:: DIRECTIONS FOR THIS TASK ::
Nothing in the data should change when you return it, but leave the pictures out.

:: DATASET EXTRACT ::
>>

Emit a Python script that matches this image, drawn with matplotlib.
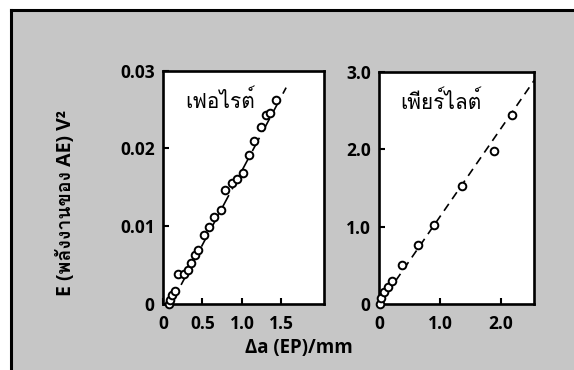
import matplotlib
matplotlib.use("Agg")
import matplotlib.pyplot as plt
from matplotlib import font_manager
from matplotlib.ft2font import FT2Font
from matplotlib.patches import Rectangle
from matplotlib.lines import Line2D

# ferrite panel (left)
ferrite_x = [0.07, 0.09, 0.11, 0.15, 0.19, 0.27, 0.32, 0.35, 0.40, 0.44, 0.52, 0.58,
             0.65, 0.73, 0.78, 0.87, 0.94, 1.01, 1.09, 1.15, 1.24, 1.30, 1.35, 1.43]
ferrite_y = [0.0, 0.0005, 0.0011, 0.0017, 0.0039, 0.0039, 0.0044, 0.0053, 0.0063, 0.0069,
             0.0089, 0.0099, 0.0112, 0.0121, 0.0146, 0.0155, 0.0160, 0.0168, 0.0192,
             0.0210, 0.0227, 0.0243, 0.0245, 0.0262]
ferrite_fit_x = [0.10, 1.56]
ferrite_fit_y = [0.0, 0.0278]

# pearlite panel (right)
pearlite_x = [0.0, 0.03, 0.08, 0.14, 0.21, 0.37, 0.63, 0.90, 1.36, 1.89, 2.18]
pearlite_y = [0.0, 0.08, 0.16, 0.22, 0.30, 0.50, 0.76, 1.02, 1.52, 1.98, 2.44]
pearlite_fit_x = [0.0, 2.56]
pearlite_fit_y = [0.0, 2.90]

ferrite_yticks = [0, 0.01, 0.02, 0.03]
ferrite_ylabels = ["0", "0.01", "0.02", "0.03"]
ferrite_xticks = [0, 0.5, 1.0, 1.5]
ferrite_xlabels = ["0", "0.5", "1.0", "1.5"]
pearlite_yticks = [0, 1.0, 2.0, 3.0]
pearlite_ylabels = ["0", "1.0", "2.0", "3.0"]
pearlite_xticks = [0, 1.0, 2.0]
pearlite_xlabels = ["0", "1.0", "2.0"]


def thai_font():
    # first installed family that has Thai glyphs (Loma here)
    for name in ["Loma", "Garuda", "Norasi", "Kinnari"]:
        try:
            font_manager.findfont(name, fallback_to_default=False)
            return name
        except ValueError:
            pass
    for entry in font_manager.fontManager.ttflist:
        try:
            cmap = FT2Font(entry.fname).get_charmap()
        except Exception:
            continue
        if 0x0E40 in cmap and 0x0E1F in cmap:
            return entry.name
    return "DejaVu Sans"


thai_family = thai_font()
families = ["Open Sans", thai_family, "DejaVu Sans"]

W, H = 574, 370
fig = plt.figure(figsize=(W / 100, H / 100), dpi=100, facecolor="white")

# scanned gray page with black frame on top and left
fig.add_artist(Rectangle((11 / W, 0), 1 - 11 / W, 1 - 10 / H, transform=fig.transFigure,
                         facecolor="#c6c6c6", edgecolor="none", zorder=0))
fig.add_artist(Line2D([11 / W, 1], [1 - 10 / H, 1 - 10 / H], transform=fig.transFigure,
                      color="black", lw=2.2, zorder=1))
fig.add_artist(Line2D([11 / W, 11 / W], [0, 1 - 10 / H], transform=fig.transFigure,
                      color="black", lw=2.2, zorder=1))

ax1 = fig.add_axes([163 / W, 1 - 304 / H, 161 / W, 233.5 / H])
ax2 = fig.add_axes([379 / W, 1 - 304 / H, 155 / W, 232 / H])

panels = [
    (ax1, ferrite_x, ferrite_y, ferrite_fit_x, ferrite_fit_y, (0, 2.04), (0, 0.03),
     ferrite_xticks, ferrite_xlabels, ferrite_yticks, ferrite_ylabels, "เฟอไรต์", (9, 4)),
    (ax2, pearlite_x, pearlite_y, pearlite_fit_x, pearlite_fit_y, (-0.01, 2.55), (0, 3.0),
     pearlite_xticks, pearlite_xlabels, pearlite_yticks, pearlite_ylabels, "เพียร์ไลต์", (5, 3.5)),
]

for (ax, xs, ys, fx, fy, xlim, ylim, xt, xl, yt, yl, name, dash) in panels:
    ax.set_facecolor("white")
    ax.plot(fx, fy, color="black", lw=1.2, dashes=dash, zorder=2)
    ax.plot(xs, ys, linestyle="none", marker="o", ms=5.5, mfc="white", mec="black",
            mew=1.4, clip_on=False, zorder=3)
    ax.set_xlim(*xlim)
    ax.set_ylim(*ylim)
    ax.set_xticks(xt)
    ax.set_xticklabels(xl)
    ax.set_yticks(yt)
    ax.set_yticklabels(yl)
    ax.tick_params(direction="in", length=4.5, width=1.5, pad=6)
    ax.tick_params(axis="x", pad=8)
    for lab in ax.get_xticklabels() + ax.get_yticklabels():
        lab.set_family(families)
        lab.set_fontweight("bold")
        lab.set_fontsize(12.5)
    for sp in ax.spines.values():
        sp.set_linewidth(1.9)
    ax.text(0.14, 0.87, name, transform=ax.transAxes, fontsize=15,
            family=[thai_family, "DejaVu Sans"], ha="left", va="center")

fig.text(66 / W, 1 - 203 / H, "E (พลังงานของ AE) V²", rotation=90, ha="center",
         va="center", fontsize=14, fontweight="bold", family=families)
fig.text(299 / W, 1 - 348 / H, "Δa (EP)/mm", ha="center", va="center",
         fontsize=13.5, fontweight="bold", family=families)

fig.savefig("out.png", dpi=100, facecolor=fig.get_facecolor())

<<

:: SOLUTION TO THE EXERCISE ::
Emit a Python script that matches this image, drawn with matplotlib.
import matplotlib
matplotlib.use("Agg")
import matplotlib.pyplot as plt
from matplotlib import font_manager
from matplotlib.ft2font import FT2Font
from matplotlib.patches import Rectangle
from matplotlib.lines import Line2D

# ferrite panel (left)
ferrite_x = [0.07, 0.09, 0.11, 0.15, 0.19, 0.27, 0.32, 0.35, 0.40, 0.44, 0.52, 0.58,
             0.65, 0.73, 0.78, 0.87, 0.94, 1.01, 1.09, 1.15, 1.24, 1.30, 1.35, 1.43]
ferrite_y = [0.0, 0.0005, 0.0011, 0.0017, 0.0039, 0.0039, 0.0044, 0.0053, 0.0063, 0.0069,
             0.0089, 0.0099, 0.0112, 0.0121, 0.0146, 0.0155, 0.0160, 0.0168, 0.0192,
             0.0210, 0.0227, 0.0243, 0.0245, 0.0262]
ferrite_fit_x = [0.10, 1.56]
ferrite_fit_y = [0.0, 0.0278]

# pearlite panel (right)
pearlite_x = [0.0, 0.03, 0.08, 0.14, 0.21, 0.37, 0.63, 0.90, 1.36, 1.89, 2.18]
pearlite_y = [0.0, 0.08, 0.16, 0.22, 0.30, 0.50, 0.76, 1.02, 1.52, 1.98, 2.44]
pearlite_fit_x = [0.0, 2.56]
pearlite_fit_y = [0.0, 2.90]

ferrite_yticks = [0, 0.01, 0.02, 0.03]
ferrite_ylabels = ["0", "0.01", "0.02", "0.03"]
ferrite_xticks = [0, 0.5, 1.0, 1.5]
ferrite_xlabels = ["0", "0.5", "1.0", "1.5"]
pearlite_yticks = [0, 1.0, 2.0, 3.0]
pearlite_ylabels = ["0", "1.0", "2.0", "3.0"]
pearlite_xticks = [0, 1.0, 2.0]
pearlite_xlabels = ["0", "1.0", "2.0"]


def thai_font():
    # first installed family that has Thai glyphs (Loma here)
    for name in ["Loma", "Garuda", "Norasi", "Kinnari"]:
        try:
            font_manager.findfont(name, fallback_to_default=False)
            return name
        except ValueError:
            pass
    for entry in font_manager.fontManager.ttflist:
        try:
            cmap = FT2Font(entry.fname).get_charmap()
        except Exception:
            continue
        if 0x0E40 in cmap and 0x0E1F in cmap:
            return entry.name
    return "DejaVu Sans"


thai_family = thai_font()
families = ["Open Sans", thai_family, "DejaVu Sans"]

W, H = 574, 370
fig = plt.figure(figsize=(W / 100, H / 100), dpi=100, facecolor="white")

# scanned gray page with black frame on top and left
fig.add_artist(Rectangle((11 / W, 0), 1 - 11 / W, 1 - 10 / H, transform=fig.transFigure,
                         facecolor="#c6c6c6", edgecolor="none", zorder=0))
fig.add_artist(Line2D([11 / W, 1], [1 - 10 / H, 1 - 10 / H], transform=fig.transFigure,
                      color="black", lw=2.2, zorder=1))
fig.add_artist(Line2D([11 / W, 11 / W], [0, 1 - 10 / H], transform=fig.transFigure,
                      color="black", lw=2.2, zorder=1))

ax1 = fig.add_axes([163 / W, 1 - 304 / H, 161 / W, 233.5 / H])
ax2 = fig.add_axes([379 / W, 1 - 304 / H, 155 / W, 232 / H])

panels = [
    (ax1, ferrite_x, ferrite_y, ferrite_fit_x, ferrite_fit_y, (0, 2.04), (0, 0.03),
     ferrite_xticks, ferrite_xlabels, ferrite_yticks, ferrite_ylabels, "เฟอไรต์", (9, 4)),
    (ax2, pearlite_x, pearlite_y, pearlite_fit_x, pearlite_fit_y, (-0.01, 2.55), (0, 3.0),
     pearlite_xticks, pearlite_xlabels, pearlite_yticks, pearlite_ylabels, "เพียร์ไลต์", (5, 3.5)),
]

for (ax, xs, ys, fx, fy, xlim, ylim, xt, xl, yt, yl, name, dash) in panels:
    ax.set_facecolor("white")
    ax.plot(fx, fy, color="black", lw=1.2, dashes=dash, zorder=2)
    ax.plot(xs, ys, linestyle="none", marker="o", ms=5.5, mfc="white", mec="black",
            mew=1.4, clip_on=False, zorder=3)
    ax.set_xlim(*xlim)
    ax.set_ylim(*ylim)
    ax.set_xticks(xt)
    ax.set_xticklabels(xl)
    ax.set_yticks(yt)
    ax.set_yticklabels(yl)
    ax.tick_params(direction="in", length=4.5, width=1.5, pad=6)
    ax.tick_params(axis="x", pad=8)
    for lab in ax.get_xticklabels() + ax.get_yticklabels():
        lab.set_family(families)
        lab.set_fontweight("bold")
        lab.set_fontsize(12.5)
    for sp in ax.spines.values():
        sp.set_linewidth(1.9)
    ax.text(0.14, 0.87, name, transform=ax.transAxes, fontsize=15,
            family=[thai_family, "DejaVu Sans"], ha="left", va="center")

fig.text(66 / W, 1 - 203 / H, "E (พลังงานของ AE) V²", rotation=90, ha="center",
         va="center", fontsize=14, fontweight="bold", family=families)
fig.text(299 / W, 1 - 348 / H, "Δa (EP)/mm", ha="center", va="center",
         fontsize=13.5, fontweight="bold", family=families)

fig.savefig("out.png", dpi=100, facecolor=fig.get_facecolor())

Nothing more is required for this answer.